Domain reported a strong auction clearance rate this week in Sydney (80%) and Melbourne (74%). This is an increase from Sydney (77%) and Melbourne (65%) last week despite an increase in listing numbers demonstrating strong demand from first-home buyers and owner-occupiers.

Prices for premium medium-density homes (townhouses and low-rise apartments) are expected to increase by up to 10% in 2020 due to limited supply. According to Knight Frank, the share of medium-density homes due to complete by 2022 has declined by 47% nationally compared to the last three years. Limited development sites in blue-chip suburbs and challenges in obtaining building approvals are key challenges faced by developers delivering more stock. (Nila Sweeney, 4/2/2020, Medium-density home prices to climb 10pc)

The AFR reported a mega build-to-rent project by Greystar (US property giant) in South Yarra. The $400 million mixed-use development includes office space (5,000 square metres), retail (1,000 square metres) and more than 500 build-to-rent apartments. (Ingrid Fuary-Wagner, 6/2/2020, Mega build-to-rent project headed for South Yarra)

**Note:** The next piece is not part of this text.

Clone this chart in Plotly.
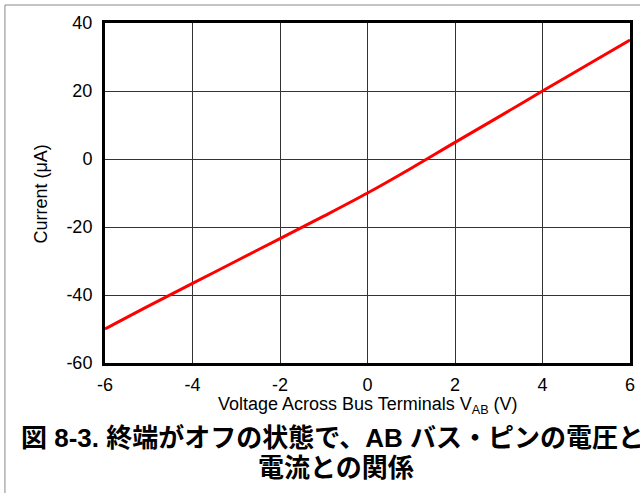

Law firm Ashurst has signed a 10-year lease commencing in June 2021 at new office development, 80 Collins Street. Joining other law firms, including Herbert Smith Freehills and DLA Piper, Ashurst will take up a total area of 4,427 square metres across 4 floors. Dexus acquired the site in May 2019, for a total consideration of $1.5 billion. The site includes an existing A-Grade office tower with major tenants including the Minister of Finance and Cenitex (North Tower), a brand-new office tower (South Tower), retail podium (21 retail and dining tenancies) and a 255-room boutique hotel. Since the acquisition, Dexus has increased pre-committed leased space at the South Tower from 63% to 97%. Only one floor is left for lease, and the development of the South Tower is expected to complete by mid-2020.